Se vi dicessero che prendendo una pastiglia sparirebbe il dolore, voi accetereste di prenderla?
E se la cura vi anestetizzasse non solo dal dolore fisico, ma anche da quello emotivo?
Una figata, direte voi.
No, un'inferno, dico io.
Sabato pomeriggio ero in viaggio verso la ridente cittadina di Rivanazzano Terme per una gara di campionato. I Pod nelle orecchie e Pianura Padana sullo sfondo. Avrei potuto liberare i miei pensieri verso qualunque destinazione.
Invece niente. Non sentivo la musica (sentire nel senso di FEEL, non nel senso di LISTEN TO). Mente annebbiata, ricordo faticoso, sensazione di smarrimento.
Ho avuto paura. Paura di finire come prima, una bambola vuota, un involucro.
Anche l'altra volta aevo cominciato a non sentire più la musica ed avevo finito col non sentire più niente di niente: niente dolore, è vero, ma anche niente gioia, niente pensieri, niente ricordi. Arrivare cronicamente in ritardo, dimenticare dove sono, cercare una me stessa uscita di casa senza avvertire, sono sensazioni che non voglio provare mai più.
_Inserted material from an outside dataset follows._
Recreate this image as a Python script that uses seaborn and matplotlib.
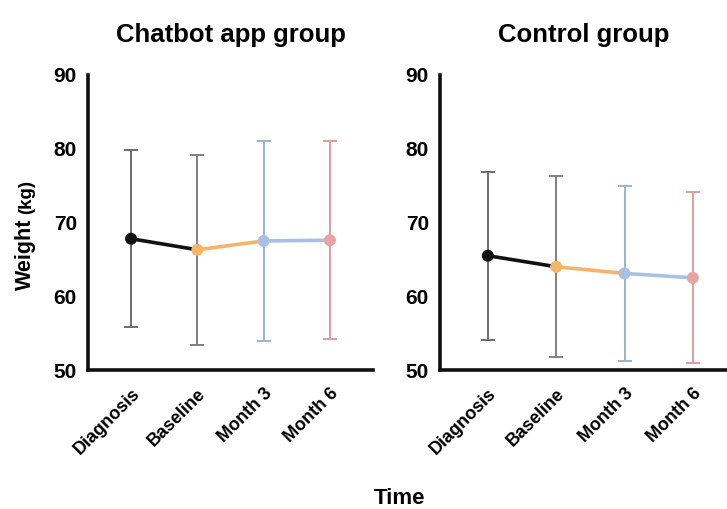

In questo periodo mi sono riaccesa. Ogni mese che passa mi sento sempre più piena di me (nel senso che quella me stessa che se n'era andata sta tornando, ogni giorno più intensa, a riempire il mio involucro vuoto).
Ho paura di svuotarmi di nuovo, di perdere quella costante sensazione di angoscia che provo alla bocca dello stomaco, perchè anche se è fastidiosa, anche se mi fa pensare che tra qualche mese mi verrà l'ulcera, mi fa sentire viva. Finchè sento quel piccolo tarlo. Forse è vero che la gioia è indissolubilmente legata al dolore: eliminando l'uno si elide anche l'altra. Mi è venuto in mente (sempre in macchina, l'altro giorno) il mito della caverna (Platone, mi pare): gli uomini vivono incatenati all'interno di una caverna buia e profonda. Uno riesce a liberarsi, esce e vede il sole. Ecco, mi sono sentita come quell'uomo: ora che ho visto il sole non ha nessun senso tornare nella caverna, tanto meno ne ha tornarci di mia spontanea volontà.
Eravamo al Mc Donald's di Busto Arsizio e V. mi ha chiesto cosa preferissi tra un vuoto senza dolore e la vita che ho scoperto di avere. Ho avuto un'esitazione, sul momento. Ma non sentire la musica mi ha fatto talmente impressione che ora la risposta è palese: preferisco sentire tutto, come un'onda violenta. Voglio sbattere con la maggior forza possibile contro le delusioni che la vita mi riserverà, voglio schiantarmi contro le soddisfazioni, voglio essere travolta da ogni passione, sana o insana, che vorrà visitare la bocca del mio stomaco ("I want the jaw dropping, eye popping, head turning, body shocking" come dice Katy Perry in altro contesto...)
Non sentire dolore non è un prezzo sufficiente da pagare per non sentire la vita.